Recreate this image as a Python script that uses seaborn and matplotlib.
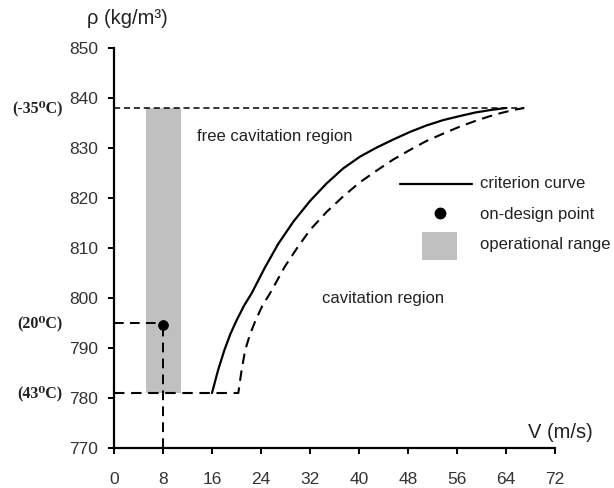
import numpy as np
import pandas as pd
import matplotlib
matplotlib.use("Agg")
import matplotlib.pyplot as plt
import matplotlib.transforms as mtransforms
from matplotlib.lines import Line2D
from matplotlib.patches import Rectangle
import seaborn as sns

# criterion curve (solid)
crit_v = [16.0, 17.0, 18.0, 19.0, 20.0, 21.2, 22.5, 24.6, 26.8, 29.3, 32.0, 34.7, 37.4,
          40.2, 42.9, 45.6, 48.3, 51.0, 53.8, 56.5, 59.0, 61.5, 64.0]
crit_rho = [781.0, 785.6, 789.5, 792.8, 795.5, 798.4, 801.0, 806.0, 810.8, 815.3, 819.4, 822.9, 825.9,
            828.3, 830.1, 831.7, 833.2, 834.5, 835.6, 836.4, 837.1, 837.6, 838.0]
# dashed curve (incl. horizontal part at 781)
dash_v = [0.0, 20.3, 20.8, 21.4, 22.2, 23.1, 24.2, 25.5, 27.9, 29.9, 32.0, 34.7, 37.4, 40.1,
          42.9, 45.6, 48.3, 51.0, 53.8, 56.5, 59.2, 61.2, 63.2, 65.2, 67.0]
dash_rho = [781.0, 781.0, 785.3, 789.5, 792.7, 795.5, 798.4, 801.0, 806.3, 810.0, 813.6, 817.2, 820.3, 823.1,
            825.5, 827.7, 829.6, 831.4, 832.9, 834.3, 835.5, 836.3, 837.0, 837.6, 838.0]
# reference lines
top_v = [0.0, 67.0]
top_rho = [838.0, 838.0]
design_v = [8.0]
design_rho = [794.7]
op_range_v = [5.3, 10.9]
op_range_rho = [781.0, 838.0]
temp_labels = ["(-35\u2070C)", "(20\u2070C)", "(43\u2070C)"]
temp_rho = [838.0, 795.0, 781.0]
x_ticks = [0, 8, 16, 24, 32, 40, 48, 56, 64, 72]
y_ticks = [770, 780, 790, 800, 810, 820, 830, 840, 850]
legend_labels = ["criterion curve", "on-design point", "operational range"]

sns.set_style("ticks")
plt.rcParams['font.family'] = ['Liberation Sans', 'DejaVu Sans']

W, H = 614, 488
fig = plt.figure(figsize=(W / 100, H / 100), dpi=100)
ax = fig.add_axes([114 / W, 1 - 448 / H, 441 / W, 400 / H])

gray = "#c0c0c0"
ax.fill_between(op_range_v, op_range_rho[0], op_range_rho[1], color=gray, lw=0, zorder=1)

dash_style = (0, (5, 3.2))
crit_df = pd.DataFrame({"V": crit_v, "rho": crit_rho})
dash_df = pd.DataFrame({"V": dash_v, "rho": dash_rho})
sns.lineplot(data=crit_df, x="V", y="rho", sort=False, color="black", lw=1.6, ax=ax, zorder=3)
sns.lineplot(data=dash_df, x="V", y="rho", sort=False, color="black", lw=1.5, ax=ax, zorder=3,
             linestyle="--")
ax.lines[-1].set_linestyle(dash_style)
ax.plot(top_v, top_rho, color="black", lw=1.1, linestyle=(0, (4, 2.5)), zorder=2)
# on-design point guides
ax.plot([0, design_v[0]], [795.0, 795.0], color="black", lw=1.4, linestyle=dash_style, zorder=2)
ax.plot([design_v[0], design_v[0]], [770, design_rho[0]], color="black", lw=1.4, linestyle=dash_style, zorder=2)
sns.scatterplot(x=design_v, y=design_rho, color="black", s=50, ax=ax, zorder=4, edgecolor="black")

ax.set_xlim(0, 72)
ax.set_ylim(770, 850)
ax.set_xticks(x_ticks)
ax.set_yticks(y_ticks)
ax.set_xlabel("")
ax.set_ylabel("")
for s in ["top", "right"]:
    ax.spines[s].set_visible(False)
for s in ["left", "bottom"]:
    ax.spines[s].set_linewidth(1.6)
    ax.spines[s].set_color("black")
ax.tick_params(axis="both", direction="out", length=4, width=1.4, labelsize=12.5,
               labelcolor="#333333", color="black")
ax.tick_params(axis="x", pad=13)
ax.tick_params(axis="y", pad=7.5)

ax.text(13.5, 832.2, "free cavitation region", fontsize=12, color="#222222", va="center", ha="left")
ax.text(34.0, 800.0, "cavitation region", fontsize=12, color="#222222", va="center", ha="left")

fig.text(127 / W, 1 - 18 / H, "ρ (kg/m³)", fontsize=14.5, ha="center", va="center", color="#222222")
fig.text(560 / W, 1 - 432 / H, "V (m/s)", fontsize=14.5, ha="center", va="center", color="#222222")

trans = mtransforms.blended_transform_factory(ax.transAxes, ax.transData)
for lab, r in zip(temp_labels, temp_rho):
    ax.text(-0.116, r, lab, transform=trans, ha="right", va="center", fontsize=11.5,
            fontweight="bold", family=["Liberation Serif", "DejaVu Serif"], color="#222222")

# legend (drawn manually in figure pixel positions)
ft = fig.transFigure
fig.add_artist(Line2D([400 / W, 472 / W], [1 - 184 / H, 1 - 184 / H], color="black", lw=1.6, transform=ft))
fig.add_artist(Line2D([440 / W], [1 - 213 / H], marker="o", color="black", markersize=7.5, lw=0, transform=ft))
fig.add_artist(Rectangle((422 / W, 1 - 260 / H), 35 / W, 28 / H, facecolor=gray, edgecolor="none", transform=ft))
for lab, yy in zip(legend_labels, [184, 214, 245]):
    fig.text(480 / W, 1 - yy / H, lab, fontsize=12, ha="left", va="center", color="#222222")

fig.savefig("out.png", dpi=100)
--*--
__Job__
Take the lines from the start of the material to the line with "plt.rcParams['font.family'] = ['Liberation", both included, and transcribe them exactly without the pictures.

__Result for this exercise__
Recreate this image as a Python script that uses seaborn and matplotlib.
import numpy as np
import pandas as pd
import matplotlib
matplotlib.use("Agg")
import matplotlib.pyplot as plt
import matplotlib.transforms as mtransforms
from matplotlib.lines import Line2D
from matplotlib.patches import Rectangle
import seaborn as sns

# criterion curve (solid)
crit_v = [16.0, 17.0, 18.0, 19.0, 20.0, 21.2, 22.5, 24.6, 26.8, 29.3, 32.0, 34.7, 37.4,
          40.2, 42.9, 45.6, 48.3, 51.0, 53.8, 56.5, 59.0, 61.5, 64.0]
crit_rho = [781.0, 785.6, 789.5, 792.8, 795.5, 798.4, 801.0, 806.0, 810.8, 815.3, 819.4, 822.9, 825.9,
            828.3, 830.1, 831.7, 833.2, 834.5, 835.6, 836.4, 837.1, 837.6, 838.0]
# dashed curve (incl. horizontal part at 781)
dash_v = [0.0, 20.3, 20.8, 21.4, 22.2, 23.1, 24.2, 25.5, 27.9, 29.9, 32.0, 34.7, 37.4, 40.1,
          42.9, 45.6, 48.3, 51.0, 53.8, 56.5, 59.2, 61.2, 63.2, 65.2, 67.0]
dash_rho = [781.0, 781.0, 785.3, 789.5, 792.7, 795.5, 798.4, 801.0, 806.3, 810.0, 813.6, 817.2, 820.3, 823.1,
            825.5, 827.7, 829.6, 831.4, 832.9, 834.3, 835.5, 836.3, 837.0, 837.6, 838.0]
# reference lines
top_v = [0.0, 67.0]
top_rho = [838.0, 838.0]
design_v = [8.0]
design_rho = [794.7]
op_range_v = [5.3, 10.9]
op_range_rho = [781.0, 838.0]
temp_labels = ["(-35\u2070C)", "(20\u2070C)", "(43\u2070C)"]
temp_rho = [838.0, 795.0, 781.0]
x_ticks = [0, 8, 16, 24, 32, 40, 48, 56, 64, 72]
y_ticks = [770, 780, 790, 800, 810, 820, 830, 840, 850]
legend_labels = ["criterion curve", "on-design point", "operational range"]

sns.set_style("ticks")
plt.rcParams['font.family'] = ['Liberation Sans', 'DejaVu Sans']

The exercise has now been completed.